Usually I would assume that they simply didn't know about better implementations. However their benchmark script (https://github.com/ashvardanian/StringZilla/blob/main/scripts/bench_similarity.ipynb) actually includes e.g. rapidfuzz as well. Which if I run their benchmark is significantly faster on my machine:

  • StringZilla: 8.8 sec
  • jellyfish: 38.5 sec
  • editdistance: 12.4 sec
  • rapidfuzz: 0.35 sec

In addition StringZilla is a lot slower than their reported number, while all other libraries are actually faster on my machine. So without them mentioning the CPU they tested this on (maybe one with AVX512?) I am questioning their results. In addition I find it questionable that they only publish results for the libraries they find to be much slower 🤷‍♂️

Short Strings

For their short string test they actually perform better than rapidfuzz. However this benchmark takes most time just to select the random strings, which is completely unusable as a benchmark. So as a first step I factored this out:

queries = [random.choice(words) for _ in range(1000000)]
choices = [random.choice(words) for _ in range(1000000)]

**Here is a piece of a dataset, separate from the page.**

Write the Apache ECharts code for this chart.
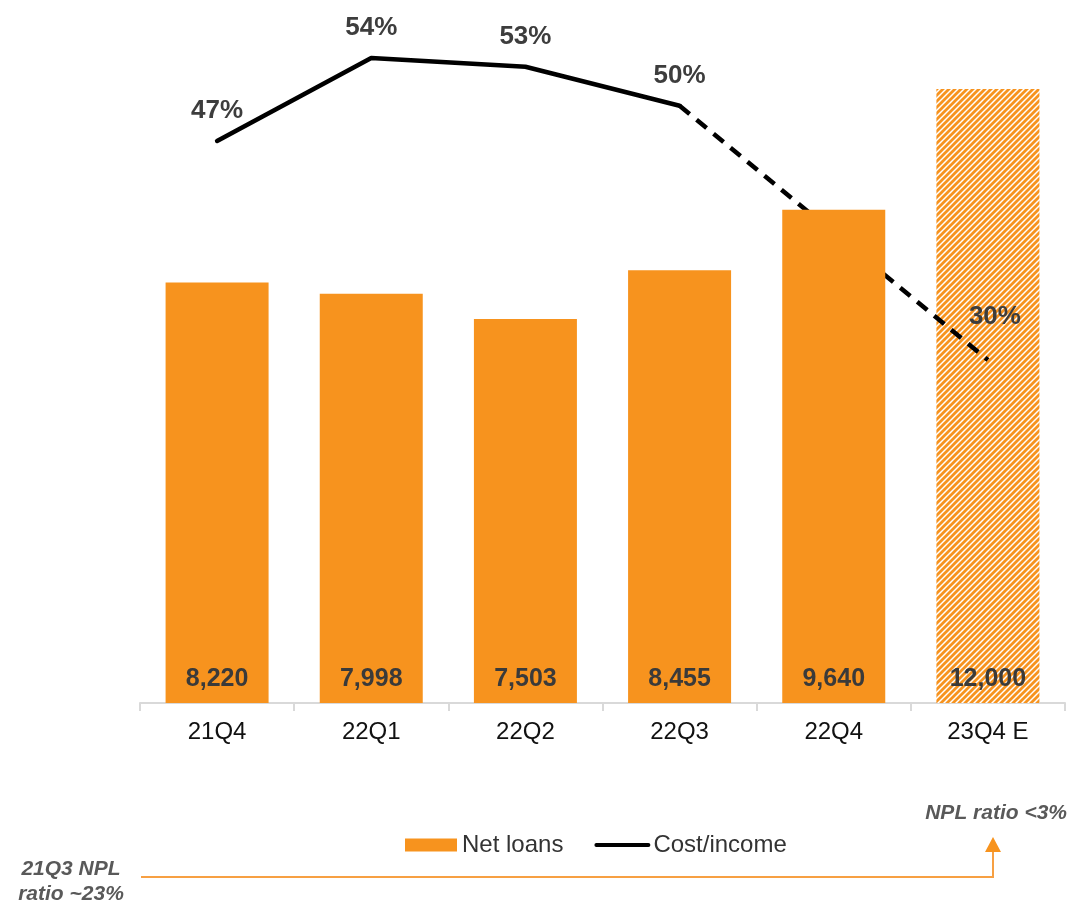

def checksum_distances(tokens, distance_function, n: int = 1000000):
    distances_sum = 0
    for a, b in zip(queries, choices):
        distances_sum += distance_function(a, b)
    return distances_sum

This has the additional advantage that everyone now compares the same strings. This gives the following results:

  • StringZilla: 310 ms
  • jellyfish: 1.8 sec
  • editdistance: 732 ms
  • rapidfuzz: 388 ms

When comparing only empty strings I get:

  • StringZilla: 230 ms
  • jellyfish: 220 sec
  • editdistance: 192 ms
  • rapidfuzz: 276 ms

Maybe there are things in the wrapping code which could be improved a bit in rapidfuzz to get the same results 🤔
Overall people should try to use the process module as much as possible when working with tons of short strings. E.g. when comparing each element of two lists with each other:

queries = [random.choice(words) for _ in range(10000)]
choices = [random.choice(words) for _ in range(10000)]

def checksum_distances(tokens, distance_function, n: int = 1000000):
    for a in queries:
        for b in choices:
            distance_function(a, b)

rapidfuzz can do a lot better by using process.cdist(queries, choices):

  • StringZilla: 25.3 sec
  • RapidFuzz: 23.8 sec
  • RapidFuzz (cdist): 1.28 sec